begin

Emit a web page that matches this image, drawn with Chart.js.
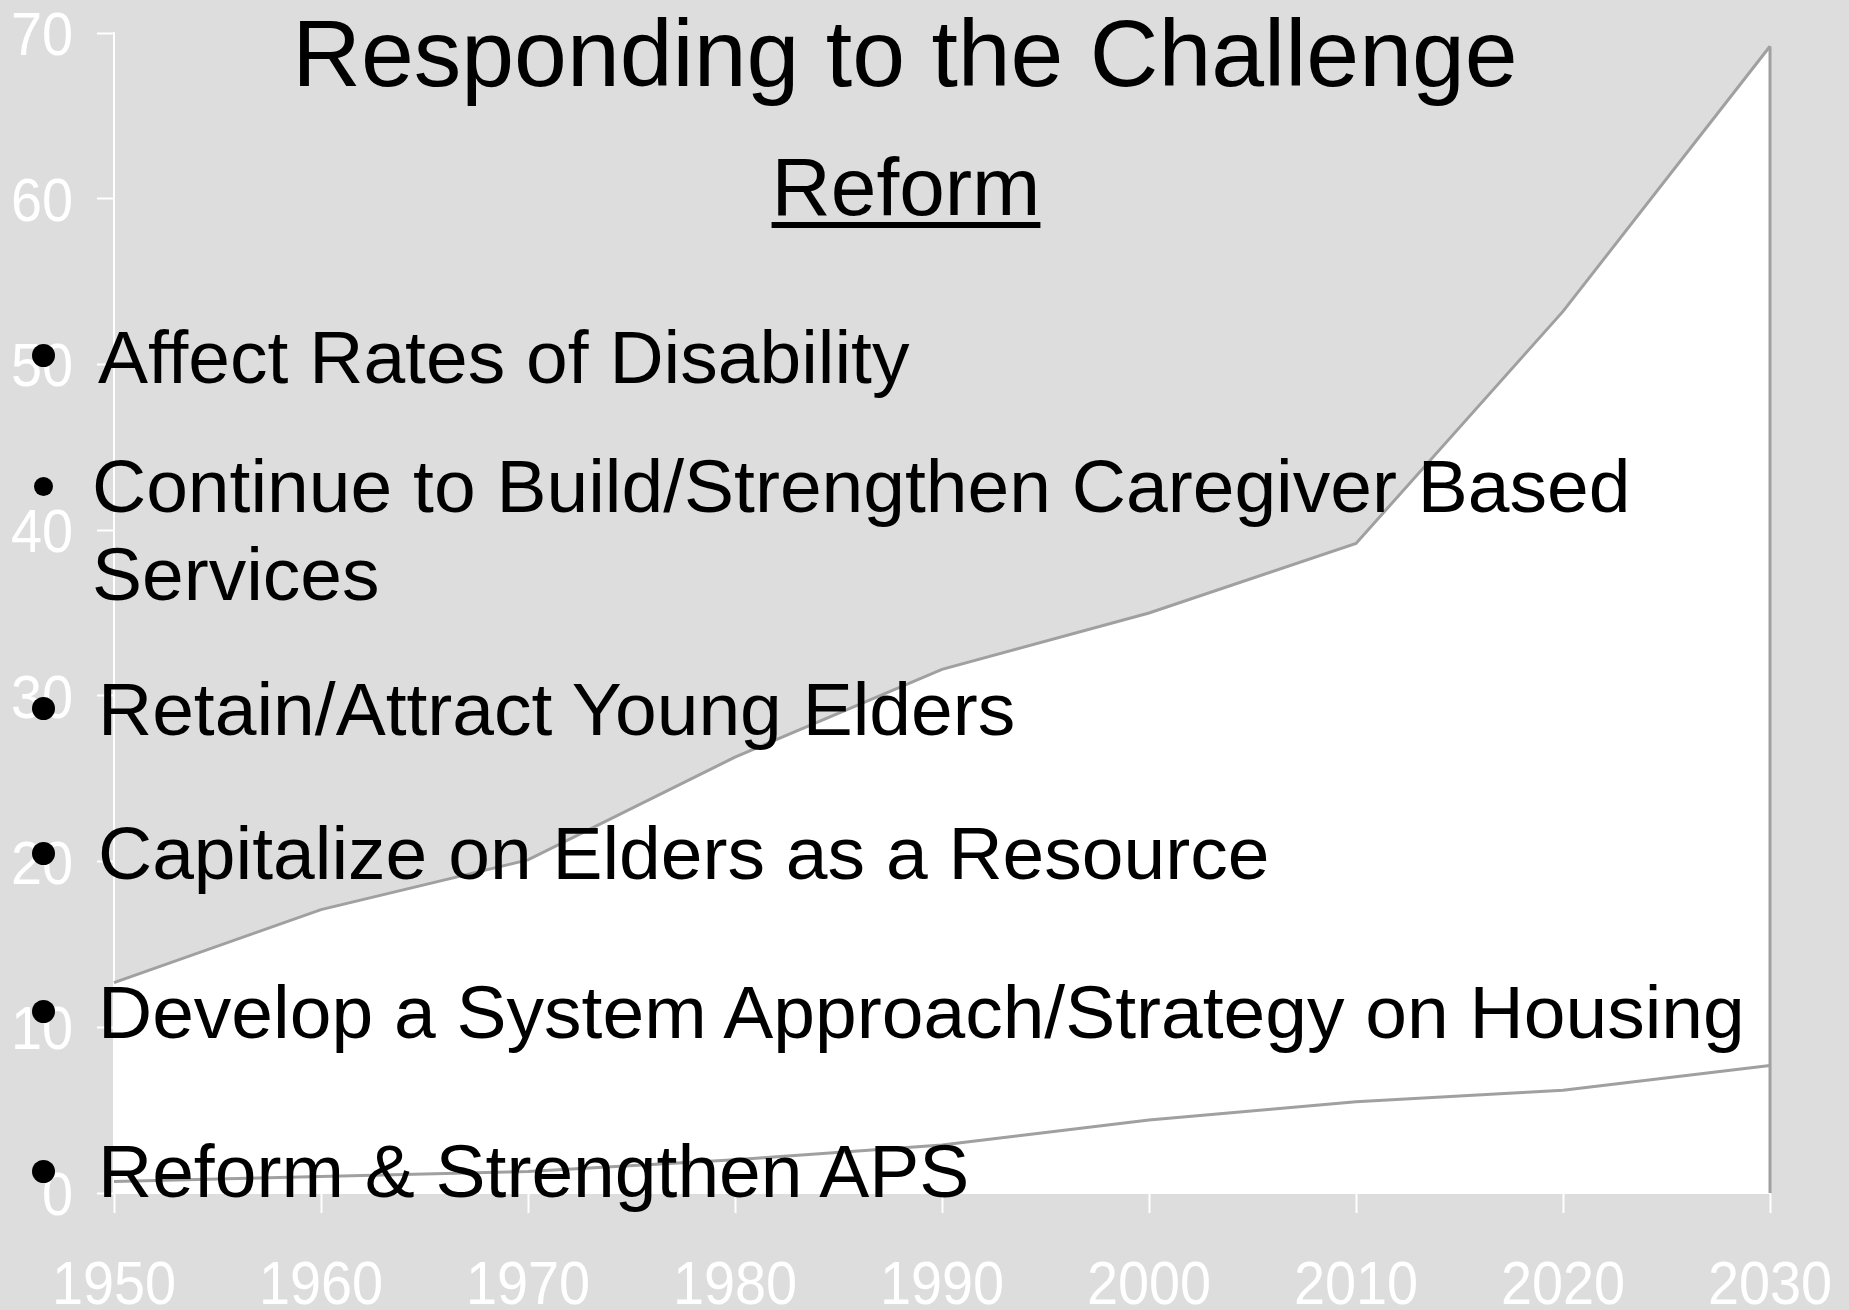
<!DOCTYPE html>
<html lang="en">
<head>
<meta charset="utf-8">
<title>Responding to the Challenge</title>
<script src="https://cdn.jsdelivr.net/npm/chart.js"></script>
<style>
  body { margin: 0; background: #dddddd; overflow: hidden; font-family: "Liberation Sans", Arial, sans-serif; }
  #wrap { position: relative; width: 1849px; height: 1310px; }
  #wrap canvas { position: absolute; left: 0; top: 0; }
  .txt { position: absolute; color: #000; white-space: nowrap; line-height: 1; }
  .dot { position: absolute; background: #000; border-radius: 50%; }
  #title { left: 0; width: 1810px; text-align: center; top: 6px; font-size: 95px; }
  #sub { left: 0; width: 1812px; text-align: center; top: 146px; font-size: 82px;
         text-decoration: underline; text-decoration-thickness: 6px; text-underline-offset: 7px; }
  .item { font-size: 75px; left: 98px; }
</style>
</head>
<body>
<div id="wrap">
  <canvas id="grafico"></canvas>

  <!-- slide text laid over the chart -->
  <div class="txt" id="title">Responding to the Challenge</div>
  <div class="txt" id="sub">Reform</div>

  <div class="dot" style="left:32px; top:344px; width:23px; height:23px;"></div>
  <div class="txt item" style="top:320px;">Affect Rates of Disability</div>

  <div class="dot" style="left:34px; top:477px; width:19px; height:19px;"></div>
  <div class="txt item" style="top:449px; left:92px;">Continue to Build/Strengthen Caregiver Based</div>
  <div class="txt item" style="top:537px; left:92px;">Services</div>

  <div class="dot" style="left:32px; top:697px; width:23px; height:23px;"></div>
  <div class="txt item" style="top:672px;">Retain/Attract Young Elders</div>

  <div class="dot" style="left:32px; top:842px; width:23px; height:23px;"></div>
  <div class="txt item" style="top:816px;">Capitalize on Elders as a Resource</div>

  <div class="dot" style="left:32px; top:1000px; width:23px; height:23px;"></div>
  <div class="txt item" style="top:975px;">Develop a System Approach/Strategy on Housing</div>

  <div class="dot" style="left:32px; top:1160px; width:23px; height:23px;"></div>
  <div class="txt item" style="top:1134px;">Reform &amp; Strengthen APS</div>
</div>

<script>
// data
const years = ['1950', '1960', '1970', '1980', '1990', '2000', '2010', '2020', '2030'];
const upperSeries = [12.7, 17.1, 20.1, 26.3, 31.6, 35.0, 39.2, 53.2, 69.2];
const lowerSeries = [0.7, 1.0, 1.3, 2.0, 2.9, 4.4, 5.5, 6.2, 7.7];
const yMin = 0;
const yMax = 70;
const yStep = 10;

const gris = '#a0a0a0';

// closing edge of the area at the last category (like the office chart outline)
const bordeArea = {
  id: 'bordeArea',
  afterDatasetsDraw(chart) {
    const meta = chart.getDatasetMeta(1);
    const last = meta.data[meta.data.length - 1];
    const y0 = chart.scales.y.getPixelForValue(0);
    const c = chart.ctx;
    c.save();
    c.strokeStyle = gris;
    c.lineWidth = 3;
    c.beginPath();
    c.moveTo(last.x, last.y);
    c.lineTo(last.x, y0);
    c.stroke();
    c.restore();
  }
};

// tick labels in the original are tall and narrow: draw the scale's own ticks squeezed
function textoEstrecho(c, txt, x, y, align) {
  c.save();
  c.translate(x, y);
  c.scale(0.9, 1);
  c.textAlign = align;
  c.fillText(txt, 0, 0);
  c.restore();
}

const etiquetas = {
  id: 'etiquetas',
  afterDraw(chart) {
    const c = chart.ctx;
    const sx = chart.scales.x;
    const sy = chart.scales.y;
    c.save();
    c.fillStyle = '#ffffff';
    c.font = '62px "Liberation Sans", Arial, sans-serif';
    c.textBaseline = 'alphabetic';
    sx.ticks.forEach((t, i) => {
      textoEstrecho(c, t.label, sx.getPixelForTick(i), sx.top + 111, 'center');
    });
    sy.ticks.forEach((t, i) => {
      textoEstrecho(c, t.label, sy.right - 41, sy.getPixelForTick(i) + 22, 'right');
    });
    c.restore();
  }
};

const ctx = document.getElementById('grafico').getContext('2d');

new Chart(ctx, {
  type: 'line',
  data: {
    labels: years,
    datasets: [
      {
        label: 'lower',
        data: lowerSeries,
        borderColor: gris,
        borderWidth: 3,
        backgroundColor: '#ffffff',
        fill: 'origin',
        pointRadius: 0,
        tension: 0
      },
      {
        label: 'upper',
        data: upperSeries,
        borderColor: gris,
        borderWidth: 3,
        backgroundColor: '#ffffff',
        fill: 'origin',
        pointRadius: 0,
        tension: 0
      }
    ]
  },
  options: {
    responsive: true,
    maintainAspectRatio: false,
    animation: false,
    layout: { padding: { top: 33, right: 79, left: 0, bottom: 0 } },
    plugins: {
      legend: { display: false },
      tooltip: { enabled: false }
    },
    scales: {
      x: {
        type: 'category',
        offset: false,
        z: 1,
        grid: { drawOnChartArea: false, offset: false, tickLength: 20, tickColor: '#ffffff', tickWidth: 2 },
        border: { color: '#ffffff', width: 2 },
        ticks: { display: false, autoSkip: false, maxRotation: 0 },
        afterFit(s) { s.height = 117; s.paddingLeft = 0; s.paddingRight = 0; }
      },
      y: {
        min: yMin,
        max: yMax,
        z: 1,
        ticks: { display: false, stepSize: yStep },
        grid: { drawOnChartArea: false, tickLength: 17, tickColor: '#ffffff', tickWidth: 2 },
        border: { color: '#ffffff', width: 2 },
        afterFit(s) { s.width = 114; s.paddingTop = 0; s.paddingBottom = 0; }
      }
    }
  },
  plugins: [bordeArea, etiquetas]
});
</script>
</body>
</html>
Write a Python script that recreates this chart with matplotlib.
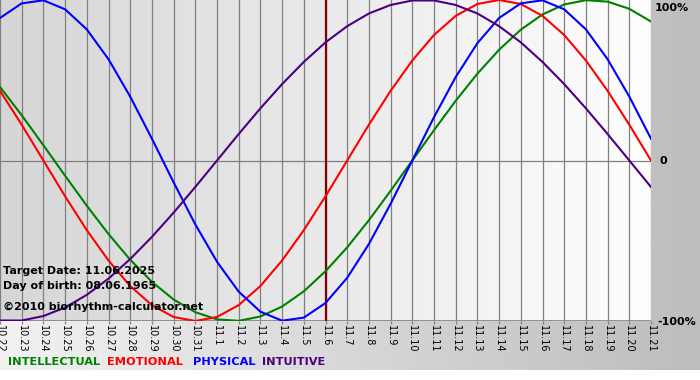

end

- [Written problem] Without the pictures, reproduce every line of the records above exactly.

- [Solution]
Emit a web page that matches this image, drawn with Chart.js.
<!DOCTYPE html>
<html lang="en">
<head>
<meta charset="utf-8">
<title>Responding to the Challenge</title>
<script src="https://cdn.jsdelivr.net/npm/chart.js"></script>
<style>
  body { margin: 0; background: #dddddd; overflow: hidden; font-family: "Liberation Sans", Arial, sans-serif; }
  #wrap { position: relative; width: 1849px; height: 1310px; }
  #wrap canvas { position: absolute; left: 0; top: 0; }
  .txt { position: absolute; color: #000; white-space: nowrap; line-height: 1; }
  .dot { position: absolute; background: #000; border-radius: 50%; }
  #title { left: 0; width: 1810px; text-align: center; top: 6px; font-size: 95px; }
  #sub { left: 0; width: 1812px; text-align: center; top: 146px; font-size: 82px;
         text-decoration: underline; text-decoration-thickness: 6px; text-underline-offset: 7px; }
  .item { font-size: 75px; left: 98px; }
</style>
</head>
<body>
<div id="wrap">
  <canvas id="grafico"></canvas>

  <!-- slide text laid over the chart -->
  <div class="txt" id="title">Responding to the Challenge</div>
  <div class="txt" id="sub">Reform</div>

  <div class="dot" style="left:32px; top:344px; width:23px; height:23px;"></div>
  <div class="txt item" style="top:320px;">Affect Rates of Disability</div>

  <div class="dot" style="left:34px; top:477px; width:19px; height:19px;"></div>
  <div class="txt item" style="top:449px; left:92px;">Continue to Build/Strengthen Caregiver Based</div>
  <div class="txt item" style="top:537px; left:92px;">Services</div>

  <div class="dot" style="left:32px; top:697px; width:23px; height:23px;"></div>
  <div class="txt item" style="top:672px;">Retain/Attract Young Elders</div>

  <div class="dot" style="left:32px; top:842px; width:23px; height:23px;"></div>
  <div class="txt item" style="top:816px;">Capitalize on Elders as a Resource</div>

  <div class="dot" style="left:32px; top:1000px; width:23px; height:23px;"></div>
  <div class="txt item" style="top:975px;">Develop a System Approach/Strategy on Housing</div>

  <div class="dot" style="left:32px; top:1160px; width:23px; height:23px;"></div>
  <div class="txt item" style="top:1134px;">Reform &amp; Strengthen APS</div>
</div>

<script>
// data
const years = ['1950', '1960', '1970', '1980', '1990', '2000', '2010', '2020', '2030'];
const upperSeries = [12.7, 17.1, 20.1, 26.3, 31.6, 35.0, 39.2, 53.2, 69.2];
const lowerSeries = [0.7, 1.0, 1.3, 2.0, 2.9, 4.4, 5.5, 6.2, 7.7];
const yMin = 0;
const yMax = 70;
const yStep = 10;

const gris = '#a0a0a0';

// closing edge of the area at the last category (like the office chart outline)
const bordeArea = {
  id: 'bordeArea',
  afterDatasetsDraw(chart) {
    const meta = chart.getDatasetMeta(1);
    const last = meta.data[meta.data.length - 1];
    const y0 = chart.scales.y.getPixelForValue(0);
    const c = chart.ctx;
    c.save();
    c.strokeStyle = gris;
    c.lineWidth = 3;
    c.beginPath();
    c.moveTo(last.x, last.y);
    c.lineTo(last.x, y0);
    c.stroke();
    c.restore();
  }
};

// tick labels in the original are tall and narrow: draw the scale's own ticks squeezed
function textoEstrecho(c, txt, x, y, align) {
  c.save();
  c.translate(x, y);
  c.scale(0.9, 1);
  c.textAlign = align;
  c.fillText(txt, 0, 0);
  c.restore();
}

const etiquetas = {
  id: 'etiquetas',
  afterDraw(chart) {
    const c = chart.ctx;
    const sx = chart.scales.x;
    const sy = chart.scales.y;
    c.save();
    c.fillStyle = '#ffffff';
    c.font = '62px "Liberation Sans", Arial, sans-serif';
    c.textBaseline = 'alphabetic';
    sx.ticks.forEach((t, i) => {
      textoEstrecho(c, t.label, sx.getPixelForTick(i), sx.top + 111, 'center');
    });
    sy.ticks.forEach((t, i) => {
      textoEstrecho(c, t.label, sy.right - 41, sy.getPixelForTick(i) + 22, 'right');
    });
    c.restore();
  }
};

const ctx = document.getElementById('grafico').getContext('2d');

new Chart(ctx, {
  type: 'line',
  data: {
    labels: years,
    datasets: [
      {
        label: 'lower',
        data: lowerSeries,
        borderColor: gris,
        borderWidth: 3,
        backgroundColor: '#ffffff',
        fill: 'origin',
        pointRadius: 0,
        tension: 0
      },
      {
        label: 'upper',
        data: upperSeries,
        borderColor: gris,
        borderWidth: 3,
        backgroundColor: '#ffffff',
        fill: 'origin',
        pointRadius: 0,
        tension: 0
      }
    ]
  },
  options: {
    responsive: true,
    maintainAspectRatio: false,
    animation: false,
    layout: { padding: { top: 33, right: 79, left: 0, bottom: 0 } },
    plugins: {
      legend: { display: false },
      tooltip: { enabled: false }
    },
    scales: {
      x: {
        type: 'category',
        offset: false,
        z: 1,
        grid: { drawOnChartArea: false, offset: false, tickLength: 20, tickColor: '#ffffff', tickWidth: 2 },
        border: { color: '#ffffff', width: 2 },
        ticks: { display: false, autoSkip: false, maxRotation: 0 },
        afterFit(s) { s.height = 117; s.paddingLeft = 0; s.paddingRight = 0; }
      },
      y: {
        min: yMin,
        max: yMax,
        z: 1,
        ticks: { display: false, stepSize: yStep },
        grid: { drawOnChartArea: false, tickLength: 17, tickColor: '#ffffff', tickWidth: 2 },
        border: { color: '#ffffff', width: 2 },
        afterFit(s) { s.width = 114; s.paddingTop = 0; s.paddingBottom = 0; }
      }
    }
  },
  plugins: [bordeArea, etiquetas]
});
</script>
</body>
</html>
Write a Python script that recreates this chart with matplotlib.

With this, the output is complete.